*Task*
Copy out each line of the material in which the word "script" appears.

*Excerpted data*
=-=-=
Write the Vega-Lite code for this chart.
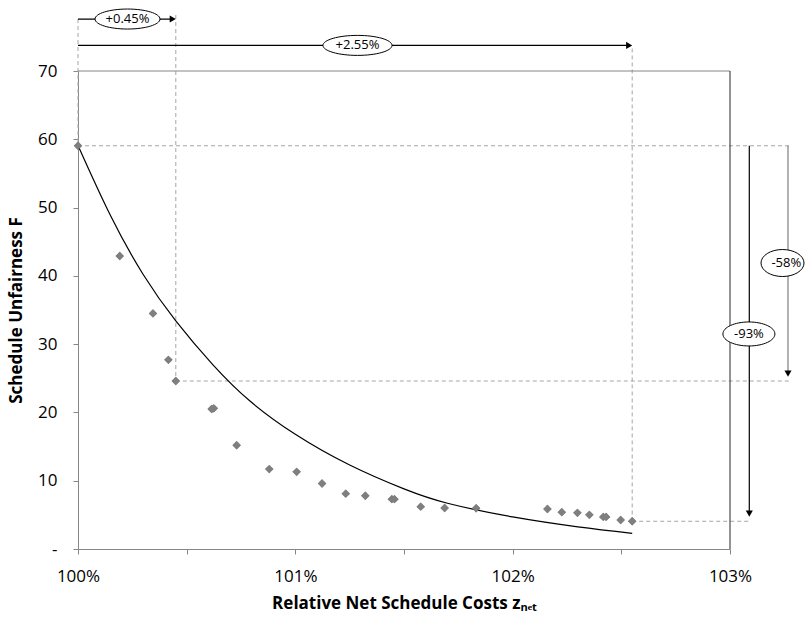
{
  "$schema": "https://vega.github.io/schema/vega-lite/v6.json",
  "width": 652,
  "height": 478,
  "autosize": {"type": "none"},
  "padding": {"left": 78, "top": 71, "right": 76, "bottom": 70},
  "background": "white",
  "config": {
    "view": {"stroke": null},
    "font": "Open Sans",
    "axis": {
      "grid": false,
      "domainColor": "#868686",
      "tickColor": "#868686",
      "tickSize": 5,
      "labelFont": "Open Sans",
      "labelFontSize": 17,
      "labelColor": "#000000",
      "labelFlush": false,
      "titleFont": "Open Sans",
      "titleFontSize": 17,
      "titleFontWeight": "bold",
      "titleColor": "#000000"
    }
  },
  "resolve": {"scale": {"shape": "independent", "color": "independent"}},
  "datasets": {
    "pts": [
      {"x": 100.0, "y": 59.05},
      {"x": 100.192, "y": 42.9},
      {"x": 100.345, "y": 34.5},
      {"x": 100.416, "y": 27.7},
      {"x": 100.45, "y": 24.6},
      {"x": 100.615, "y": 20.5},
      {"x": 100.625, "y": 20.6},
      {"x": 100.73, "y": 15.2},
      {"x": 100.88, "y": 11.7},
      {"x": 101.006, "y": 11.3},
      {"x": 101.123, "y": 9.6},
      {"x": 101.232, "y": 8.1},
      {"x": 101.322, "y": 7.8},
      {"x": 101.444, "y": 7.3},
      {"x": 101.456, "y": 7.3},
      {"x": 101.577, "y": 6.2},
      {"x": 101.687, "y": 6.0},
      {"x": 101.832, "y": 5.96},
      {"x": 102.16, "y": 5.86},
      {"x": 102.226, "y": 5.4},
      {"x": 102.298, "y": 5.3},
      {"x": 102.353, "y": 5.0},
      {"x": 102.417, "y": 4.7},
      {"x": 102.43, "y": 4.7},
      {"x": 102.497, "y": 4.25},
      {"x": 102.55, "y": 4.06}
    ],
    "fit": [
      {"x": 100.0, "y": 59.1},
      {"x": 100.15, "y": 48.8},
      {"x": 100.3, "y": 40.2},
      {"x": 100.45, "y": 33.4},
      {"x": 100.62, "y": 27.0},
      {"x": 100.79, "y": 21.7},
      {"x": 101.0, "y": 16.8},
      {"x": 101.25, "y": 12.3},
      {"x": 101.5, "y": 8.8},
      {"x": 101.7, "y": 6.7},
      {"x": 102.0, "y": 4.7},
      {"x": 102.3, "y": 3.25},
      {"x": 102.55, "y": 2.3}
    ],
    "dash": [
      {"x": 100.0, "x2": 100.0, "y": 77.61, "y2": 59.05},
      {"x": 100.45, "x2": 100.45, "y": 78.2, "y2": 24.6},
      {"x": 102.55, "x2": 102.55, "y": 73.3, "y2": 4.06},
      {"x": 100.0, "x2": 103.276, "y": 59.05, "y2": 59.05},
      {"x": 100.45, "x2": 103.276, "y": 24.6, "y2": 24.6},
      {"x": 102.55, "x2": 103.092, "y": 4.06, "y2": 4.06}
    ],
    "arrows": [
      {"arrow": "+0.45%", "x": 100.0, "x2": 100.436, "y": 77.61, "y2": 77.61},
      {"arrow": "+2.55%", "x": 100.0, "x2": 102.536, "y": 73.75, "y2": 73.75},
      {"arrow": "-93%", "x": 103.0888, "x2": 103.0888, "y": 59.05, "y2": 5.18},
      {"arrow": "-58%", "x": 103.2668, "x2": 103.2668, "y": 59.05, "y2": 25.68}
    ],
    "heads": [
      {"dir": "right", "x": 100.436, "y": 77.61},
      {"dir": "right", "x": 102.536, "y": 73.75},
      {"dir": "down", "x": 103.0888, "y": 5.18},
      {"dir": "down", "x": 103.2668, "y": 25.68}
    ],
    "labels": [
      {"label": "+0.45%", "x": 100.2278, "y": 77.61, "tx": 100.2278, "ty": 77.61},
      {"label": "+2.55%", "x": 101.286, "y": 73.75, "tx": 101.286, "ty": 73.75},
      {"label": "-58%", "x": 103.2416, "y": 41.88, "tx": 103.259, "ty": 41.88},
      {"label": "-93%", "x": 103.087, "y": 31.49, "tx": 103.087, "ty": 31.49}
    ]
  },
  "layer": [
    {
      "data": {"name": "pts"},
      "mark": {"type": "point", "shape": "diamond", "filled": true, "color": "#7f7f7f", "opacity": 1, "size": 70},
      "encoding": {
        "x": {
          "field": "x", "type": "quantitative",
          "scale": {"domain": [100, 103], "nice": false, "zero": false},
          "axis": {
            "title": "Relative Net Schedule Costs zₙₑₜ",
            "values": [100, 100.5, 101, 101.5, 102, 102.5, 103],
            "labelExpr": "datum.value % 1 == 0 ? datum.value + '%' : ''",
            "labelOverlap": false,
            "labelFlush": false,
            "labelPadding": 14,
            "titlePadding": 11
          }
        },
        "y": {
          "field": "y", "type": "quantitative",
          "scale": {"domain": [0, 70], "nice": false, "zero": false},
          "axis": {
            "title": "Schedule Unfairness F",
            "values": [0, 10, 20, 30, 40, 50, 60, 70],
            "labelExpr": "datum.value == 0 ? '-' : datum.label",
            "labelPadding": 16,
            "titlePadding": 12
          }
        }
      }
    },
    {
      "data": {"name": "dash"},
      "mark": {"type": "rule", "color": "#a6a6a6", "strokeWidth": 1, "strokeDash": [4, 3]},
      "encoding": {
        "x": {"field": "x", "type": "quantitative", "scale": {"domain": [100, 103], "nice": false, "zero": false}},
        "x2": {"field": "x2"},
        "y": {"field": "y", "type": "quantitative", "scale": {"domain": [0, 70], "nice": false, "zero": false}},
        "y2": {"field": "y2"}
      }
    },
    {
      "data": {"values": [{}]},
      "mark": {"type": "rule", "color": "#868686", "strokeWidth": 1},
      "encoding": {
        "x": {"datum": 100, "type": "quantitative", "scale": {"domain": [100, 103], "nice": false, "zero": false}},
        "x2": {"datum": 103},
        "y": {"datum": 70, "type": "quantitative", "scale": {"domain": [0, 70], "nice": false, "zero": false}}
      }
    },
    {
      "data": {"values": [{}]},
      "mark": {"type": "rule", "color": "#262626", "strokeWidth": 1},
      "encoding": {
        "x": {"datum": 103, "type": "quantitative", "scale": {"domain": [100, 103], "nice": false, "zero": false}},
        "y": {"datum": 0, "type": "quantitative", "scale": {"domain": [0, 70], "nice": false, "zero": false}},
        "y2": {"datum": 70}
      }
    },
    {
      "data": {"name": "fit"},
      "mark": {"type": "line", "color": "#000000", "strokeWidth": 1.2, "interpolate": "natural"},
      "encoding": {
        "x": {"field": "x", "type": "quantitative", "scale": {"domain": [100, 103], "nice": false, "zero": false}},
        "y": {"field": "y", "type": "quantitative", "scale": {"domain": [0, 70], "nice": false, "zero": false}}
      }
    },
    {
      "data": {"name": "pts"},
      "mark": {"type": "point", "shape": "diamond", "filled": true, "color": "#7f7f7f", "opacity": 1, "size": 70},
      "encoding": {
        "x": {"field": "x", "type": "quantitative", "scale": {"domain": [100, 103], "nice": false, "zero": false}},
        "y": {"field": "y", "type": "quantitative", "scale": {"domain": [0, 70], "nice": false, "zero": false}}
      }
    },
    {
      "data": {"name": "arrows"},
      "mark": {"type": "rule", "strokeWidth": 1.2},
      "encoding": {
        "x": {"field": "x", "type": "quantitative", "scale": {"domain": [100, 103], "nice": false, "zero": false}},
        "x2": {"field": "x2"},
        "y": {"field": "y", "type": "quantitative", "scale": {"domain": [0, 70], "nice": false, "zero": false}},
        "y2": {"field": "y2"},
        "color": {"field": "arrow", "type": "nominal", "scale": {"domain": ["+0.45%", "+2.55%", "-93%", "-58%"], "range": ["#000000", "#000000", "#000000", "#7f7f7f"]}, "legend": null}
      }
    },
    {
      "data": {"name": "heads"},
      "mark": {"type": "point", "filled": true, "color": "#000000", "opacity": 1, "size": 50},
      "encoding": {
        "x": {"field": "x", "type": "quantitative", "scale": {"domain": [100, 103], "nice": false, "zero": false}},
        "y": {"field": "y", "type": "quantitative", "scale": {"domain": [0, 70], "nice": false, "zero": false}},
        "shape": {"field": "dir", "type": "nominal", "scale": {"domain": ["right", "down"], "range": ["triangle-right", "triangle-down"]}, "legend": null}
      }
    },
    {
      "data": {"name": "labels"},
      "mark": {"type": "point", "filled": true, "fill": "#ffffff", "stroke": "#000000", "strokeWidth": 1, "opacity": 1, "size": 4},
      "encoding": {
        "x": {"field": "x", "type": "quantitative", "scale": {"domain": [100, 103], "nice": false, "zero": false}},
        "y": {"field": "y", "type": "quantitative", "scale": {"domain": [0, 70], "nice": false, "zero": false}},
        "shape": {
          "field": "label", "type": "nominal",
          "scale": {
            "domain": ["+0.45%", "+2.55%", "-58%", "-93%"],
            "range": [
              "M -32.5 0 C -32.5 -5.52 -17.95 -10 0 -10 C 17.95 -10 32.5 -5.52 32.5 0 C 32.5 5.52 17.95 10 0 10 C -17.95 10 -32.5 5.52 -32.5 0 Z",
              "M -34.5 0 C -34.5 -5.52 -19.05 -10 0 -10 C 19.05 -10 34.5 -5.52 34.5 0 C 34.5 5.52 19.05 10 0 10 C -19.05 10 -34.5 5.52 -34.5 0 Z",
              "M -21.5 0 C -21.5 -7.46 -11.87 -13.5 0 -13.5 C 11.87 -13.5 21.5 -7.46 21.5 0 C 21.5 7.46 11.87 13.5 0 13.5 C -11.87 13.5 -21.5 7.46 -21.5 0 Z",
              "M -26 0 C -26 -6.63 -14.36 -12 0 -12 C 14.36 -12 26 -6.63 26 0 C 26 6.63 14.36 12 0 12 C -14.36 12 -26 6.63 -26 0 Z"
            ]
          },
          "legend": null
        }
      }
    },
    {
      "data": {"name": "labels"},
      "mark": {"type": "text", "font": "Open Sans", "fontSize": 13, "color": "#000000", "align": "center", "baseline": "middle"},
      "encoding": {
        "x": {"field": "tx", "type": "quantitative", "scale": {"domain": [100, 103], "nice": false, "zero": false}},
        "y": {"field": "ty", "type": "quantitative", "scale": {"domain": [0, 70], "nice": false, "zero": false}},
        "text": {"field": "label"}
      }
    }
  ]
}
=-=-=
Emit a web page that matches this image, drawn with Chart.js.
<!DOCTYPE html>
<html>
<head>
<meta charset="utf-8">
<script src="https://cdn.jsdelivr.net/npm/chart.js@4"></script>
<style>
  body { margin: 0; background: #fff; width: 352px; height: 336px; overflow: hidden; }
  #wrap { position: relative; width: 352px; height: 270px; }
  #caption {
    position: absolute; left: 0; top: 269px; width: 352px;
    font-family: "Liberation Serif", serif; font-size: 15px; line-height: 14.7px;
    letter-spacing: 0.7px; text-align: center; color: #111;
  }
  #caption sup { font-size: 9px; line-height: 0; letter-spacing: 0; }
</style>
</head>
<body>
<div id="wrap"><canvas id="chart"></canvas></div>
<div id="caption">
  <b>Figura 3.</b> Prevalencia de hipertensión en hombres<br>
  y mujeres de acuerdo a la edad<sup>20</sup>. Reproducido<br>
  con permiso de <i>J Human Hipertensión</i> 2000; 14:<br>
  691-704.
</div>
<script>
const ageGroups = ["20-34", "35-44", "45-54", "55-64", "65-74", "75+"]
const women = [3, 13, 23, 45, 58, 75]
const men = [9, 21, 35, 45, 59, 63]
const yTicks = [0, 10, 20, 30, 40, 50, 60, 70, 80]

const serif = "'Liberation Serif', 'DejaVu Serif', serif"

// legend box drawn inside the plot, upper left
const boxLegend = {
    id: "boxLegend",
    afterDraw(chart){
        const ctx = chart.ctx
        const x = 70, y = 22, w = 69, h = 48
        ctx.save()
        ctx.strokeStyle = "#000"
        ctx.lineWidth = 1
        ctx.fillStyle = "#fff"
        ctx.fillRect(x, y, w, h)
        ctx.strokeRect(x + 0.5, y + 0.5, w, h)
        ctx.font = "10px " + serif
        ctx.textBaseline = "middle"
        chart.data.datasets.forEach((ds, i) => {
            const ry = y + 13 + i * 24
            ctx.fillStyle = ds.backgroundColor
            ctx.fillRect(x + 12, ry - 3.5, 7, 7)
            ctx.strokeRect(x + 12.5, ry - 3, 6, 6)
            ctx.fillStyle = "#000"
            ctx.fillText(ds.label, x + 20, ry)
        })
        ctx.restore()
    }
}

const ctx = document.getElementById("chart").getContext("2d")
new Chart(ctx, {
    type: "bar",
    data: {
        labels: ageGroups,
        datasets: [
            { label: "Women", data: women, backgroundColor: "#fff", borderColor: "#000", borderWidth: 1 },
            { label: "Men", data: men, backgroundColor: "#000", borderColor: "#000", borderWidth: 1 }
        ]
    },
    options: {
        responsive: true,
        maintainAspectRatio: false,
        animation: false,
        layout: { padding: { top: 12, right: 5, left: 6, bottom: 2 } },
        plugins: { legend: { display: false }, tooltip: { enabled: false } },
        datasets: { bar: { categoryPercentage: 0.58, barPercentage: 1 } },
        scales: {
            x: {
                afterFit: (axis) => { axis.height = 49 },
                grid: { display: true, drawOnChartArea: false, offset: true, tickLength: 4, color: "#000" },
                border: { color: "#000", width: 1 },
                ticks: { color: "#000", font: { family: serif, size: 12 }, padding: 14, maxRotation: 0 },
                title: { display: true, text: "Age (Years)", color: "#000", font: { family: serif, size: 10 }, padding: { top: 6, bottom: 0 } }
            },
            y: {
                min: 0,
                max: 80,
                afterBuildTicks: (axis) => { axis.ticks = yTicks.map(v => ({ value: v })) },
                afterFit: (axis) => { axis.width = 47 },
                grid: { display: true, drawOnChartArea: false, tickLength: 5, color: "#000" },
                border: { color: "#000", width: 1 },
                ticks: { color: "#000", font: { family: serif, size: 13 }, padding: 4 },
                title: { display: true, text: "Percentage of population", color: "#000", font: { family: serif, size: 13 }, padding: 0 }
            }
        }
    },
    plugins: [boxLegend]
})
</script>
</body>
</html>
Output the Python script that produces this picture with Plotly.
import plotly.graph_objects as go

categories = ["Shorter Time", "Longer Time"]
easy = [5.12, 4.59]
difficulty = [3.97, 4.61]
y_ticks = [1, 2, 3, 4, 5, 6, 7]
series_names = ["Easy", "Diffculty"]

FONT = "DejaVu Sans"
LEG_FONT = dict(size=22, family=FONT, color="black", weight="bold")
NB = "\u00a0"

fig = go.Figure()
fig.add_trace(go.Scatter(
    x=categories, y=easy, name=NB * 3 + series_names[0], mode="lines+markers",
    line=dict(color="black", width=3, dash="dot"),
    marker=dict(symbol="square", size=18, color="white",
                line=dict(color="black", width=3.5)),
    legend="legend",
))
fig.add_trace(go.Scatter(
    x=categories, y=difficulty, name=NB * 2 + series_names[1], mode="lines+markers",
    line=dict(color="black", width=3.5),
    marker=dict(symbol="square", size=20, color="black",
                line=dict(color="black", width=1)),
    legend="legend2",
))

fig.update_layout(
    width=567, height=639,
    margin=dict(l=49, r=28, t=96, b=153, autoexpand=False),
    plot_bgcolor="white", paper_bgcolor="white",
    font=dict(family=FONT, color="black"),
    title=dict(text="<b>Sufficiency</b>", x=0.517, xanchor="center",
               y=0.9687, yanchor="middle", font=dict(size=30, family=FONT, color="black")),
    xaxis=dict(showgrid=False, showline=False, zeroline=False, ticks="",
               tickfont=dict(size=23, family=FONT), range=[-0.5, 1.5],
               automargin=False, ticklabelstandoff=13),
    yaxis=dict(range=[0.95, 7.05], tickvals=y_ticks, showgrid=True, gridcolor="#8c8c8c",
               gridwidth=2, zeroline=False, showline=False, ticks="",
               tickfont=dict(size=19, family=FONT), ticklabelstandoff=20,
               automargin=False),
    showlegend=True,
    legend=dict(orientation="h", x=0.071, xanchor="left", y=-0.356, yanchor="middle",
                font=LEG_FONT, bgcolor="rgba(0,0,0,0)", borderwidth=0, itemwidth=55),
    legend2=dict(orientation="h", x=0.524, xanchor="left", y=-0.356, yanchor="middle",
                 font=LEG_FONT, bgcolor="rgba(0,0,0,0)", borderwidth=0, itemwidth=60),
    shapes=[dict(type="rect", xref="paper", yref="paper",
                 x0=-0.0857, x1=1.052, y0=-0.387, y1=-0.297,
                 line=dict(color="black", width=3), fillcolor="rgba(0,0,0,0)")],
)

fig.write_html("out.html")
=-=-=
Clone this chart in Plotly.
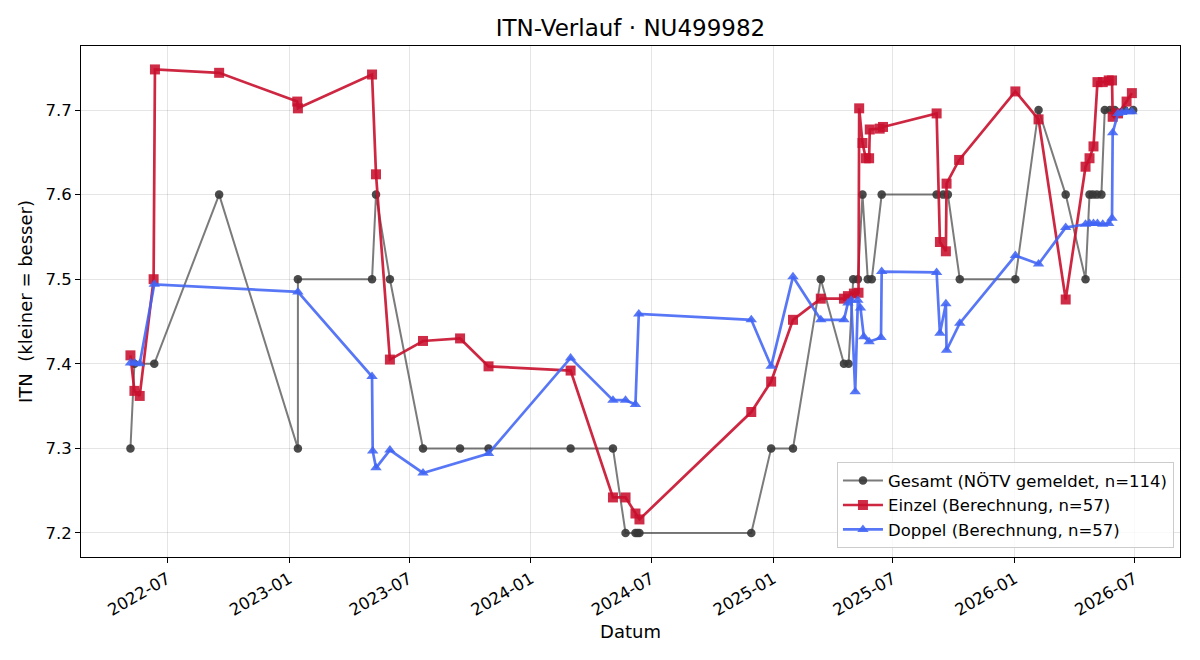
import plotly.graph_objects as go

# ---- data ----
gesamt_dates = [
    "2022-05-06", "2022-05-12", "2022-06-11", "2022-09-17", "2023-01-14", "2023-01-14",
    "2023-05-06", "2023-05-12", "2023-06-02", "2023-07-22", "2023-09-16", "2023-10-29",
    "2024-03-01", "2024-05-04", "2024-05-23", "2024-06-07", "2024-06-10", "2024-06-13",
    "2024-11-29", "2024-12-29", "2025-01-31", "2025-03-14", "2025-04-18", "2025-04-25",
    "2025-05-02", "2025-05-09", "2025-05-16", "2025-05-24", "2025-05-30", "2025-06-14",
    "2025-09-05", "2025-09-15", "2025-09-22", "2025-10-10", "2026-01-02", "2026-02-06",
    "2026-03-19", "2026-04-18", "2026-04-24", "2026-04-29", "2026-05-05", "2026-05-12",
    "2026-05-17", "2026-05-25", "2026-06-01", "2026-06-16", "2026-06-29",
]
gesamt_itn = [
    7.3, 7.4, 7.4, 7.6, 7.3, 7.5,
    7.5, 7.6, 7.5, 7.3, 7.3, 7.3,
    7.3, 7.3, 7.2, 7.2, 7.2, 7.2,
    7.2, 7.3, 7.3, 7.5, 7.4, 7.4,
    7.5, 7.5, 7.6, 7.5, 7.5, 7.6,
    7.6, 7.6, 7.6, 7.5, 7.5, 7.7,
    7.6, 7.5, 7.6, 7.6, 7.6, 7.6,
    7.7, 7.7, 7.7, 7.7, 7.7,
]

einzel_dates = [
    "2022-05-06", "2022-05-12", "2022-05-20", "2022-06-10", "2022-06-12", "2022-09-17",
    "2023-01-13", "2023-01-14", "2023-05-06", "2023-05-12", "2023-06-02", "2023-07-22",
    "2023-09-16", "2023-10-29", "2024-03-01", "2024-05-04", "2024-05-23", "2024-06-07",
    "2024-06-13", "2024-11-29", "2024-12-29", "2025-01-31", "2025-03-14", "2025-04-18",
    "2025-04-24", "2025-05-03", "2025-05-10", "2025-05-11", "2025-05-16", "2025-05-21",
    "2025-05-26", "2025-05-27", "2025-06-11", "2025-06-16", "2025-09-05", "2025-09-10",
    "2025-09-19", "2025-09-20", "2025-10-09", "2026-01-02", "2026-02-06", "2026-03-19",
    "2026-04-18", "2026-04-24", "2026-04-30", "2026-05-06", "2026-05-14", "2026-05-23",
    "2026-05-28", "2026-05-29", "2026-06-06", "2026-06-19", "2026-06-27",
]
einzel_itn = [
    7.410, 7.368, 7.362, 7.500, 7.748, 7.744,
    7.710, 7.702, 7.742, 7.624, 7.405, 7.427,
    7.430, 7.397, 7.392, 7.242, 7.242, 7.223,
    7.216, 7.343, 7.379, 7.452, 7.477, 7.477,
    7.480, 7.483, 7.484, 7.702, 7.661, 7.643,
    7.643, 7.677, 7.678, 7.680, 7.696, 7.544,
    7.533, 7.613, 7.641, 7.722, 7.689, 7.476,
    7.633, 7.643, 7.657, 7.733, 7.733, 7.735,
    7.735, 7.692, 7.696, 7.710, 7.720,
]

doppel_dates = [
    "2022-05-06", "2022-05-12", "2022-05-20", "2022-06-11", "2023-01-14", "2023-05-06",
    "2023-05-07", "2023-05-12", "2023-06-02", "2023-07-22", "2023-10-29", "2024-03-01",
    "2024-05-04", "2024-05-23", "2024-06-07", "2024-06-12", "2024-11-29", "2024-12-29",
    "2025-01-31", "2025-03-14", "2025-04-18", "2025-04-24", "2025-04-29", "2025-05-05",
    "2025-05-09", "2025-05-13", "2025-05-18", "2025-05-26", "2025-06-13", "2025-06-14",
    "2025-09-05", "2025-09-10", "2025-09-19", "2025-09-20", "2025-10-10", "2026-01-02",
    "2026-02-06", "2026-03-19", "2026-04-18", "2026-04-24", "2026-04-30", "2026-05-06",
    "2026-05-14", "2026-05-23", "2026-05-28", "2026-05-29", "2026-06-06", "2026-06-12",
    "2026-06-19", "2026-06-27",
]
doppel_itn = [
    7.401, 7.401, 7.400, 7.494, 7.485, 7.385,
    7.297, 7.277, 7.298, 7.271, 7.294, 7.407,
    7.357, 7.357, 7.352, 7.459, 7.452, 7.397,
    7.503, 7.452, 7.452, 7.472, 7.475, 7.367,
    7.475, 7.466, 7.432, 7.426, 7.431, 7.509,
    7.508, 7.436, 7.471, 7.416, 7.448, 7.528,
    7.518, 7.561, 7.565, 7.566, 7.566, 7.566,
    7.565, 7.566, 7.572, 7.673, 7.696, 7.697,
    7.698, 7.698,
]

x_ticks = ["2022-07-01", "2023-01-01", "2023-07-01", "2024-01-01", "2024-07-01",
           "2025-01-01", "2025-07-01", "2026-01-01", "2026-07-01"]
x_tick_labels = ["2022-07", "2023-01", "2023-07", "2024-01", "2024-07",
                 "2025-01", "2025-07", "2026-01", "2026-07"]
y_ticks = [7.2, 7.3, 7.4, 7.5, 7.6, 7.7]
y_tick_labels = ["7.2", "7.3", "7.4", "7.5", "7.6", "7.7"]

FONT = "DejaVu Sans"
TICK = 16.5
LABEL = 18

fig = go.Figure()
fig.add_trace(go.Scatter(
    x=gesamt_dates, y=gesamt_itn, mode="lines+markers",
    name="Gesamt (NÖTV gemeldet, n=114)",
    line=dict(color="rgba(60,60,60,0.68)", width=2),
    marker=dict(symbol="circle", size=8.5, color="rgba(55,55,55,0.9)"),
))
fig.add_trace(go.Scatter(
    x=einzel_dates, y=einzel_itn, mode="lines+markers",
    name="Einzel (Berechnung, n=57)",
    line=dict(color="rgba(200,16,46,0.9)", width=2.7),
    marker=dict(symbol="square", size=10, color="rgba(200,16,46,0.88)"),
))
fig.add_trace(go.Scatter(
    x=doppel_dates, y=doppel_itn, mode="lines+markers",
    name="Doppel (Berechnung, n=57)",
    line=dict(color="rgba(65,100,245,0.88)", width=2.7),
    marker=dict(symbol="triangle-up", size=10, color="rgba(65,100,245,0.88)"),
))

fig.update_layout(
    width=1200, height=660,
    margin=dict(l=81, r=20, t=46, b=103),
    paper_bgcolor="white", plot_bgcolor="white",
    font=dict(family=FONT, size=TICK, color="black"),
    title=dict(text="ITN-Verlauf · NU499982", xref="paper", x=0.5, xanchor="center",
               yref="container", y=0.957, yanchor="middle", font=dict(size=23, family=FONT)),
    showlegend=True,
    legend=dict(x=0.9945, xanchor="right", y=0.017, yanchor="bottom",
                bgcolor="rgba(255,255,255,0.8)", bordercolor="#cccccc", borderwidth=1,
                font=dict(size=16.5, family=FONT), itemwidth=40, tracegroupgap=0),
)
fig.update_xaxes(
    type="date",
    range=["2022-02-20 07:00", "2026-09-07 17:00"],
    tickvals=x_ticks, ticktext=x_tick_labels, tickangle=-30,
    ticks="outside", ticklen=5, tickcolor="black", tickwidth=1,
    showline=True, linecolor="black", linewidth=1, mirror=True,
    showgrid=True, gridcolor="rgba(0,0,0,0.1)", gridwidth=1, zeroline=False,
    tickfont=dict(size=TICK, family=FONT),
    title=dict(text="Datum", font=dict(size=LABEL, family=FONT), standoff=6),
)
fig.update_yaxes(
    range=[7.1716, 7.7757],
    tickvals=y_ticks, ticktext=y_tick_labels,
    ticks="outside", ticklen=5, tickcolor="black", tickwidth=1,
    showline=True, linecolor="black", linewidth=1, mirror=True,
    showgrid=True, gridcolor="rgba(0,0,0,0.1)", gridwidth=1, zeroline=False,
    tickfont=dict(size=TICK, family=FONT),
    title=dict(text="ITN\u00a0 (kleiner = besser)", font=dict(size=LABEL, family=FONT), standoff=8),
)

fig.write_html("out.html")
=-=-=
*Solution to the problem*
<script src="https://cdn.jsdelivr.net/npm/chart.js@4"></script>
<script>
</script>
Output the Python script that produces this picture with Plotly.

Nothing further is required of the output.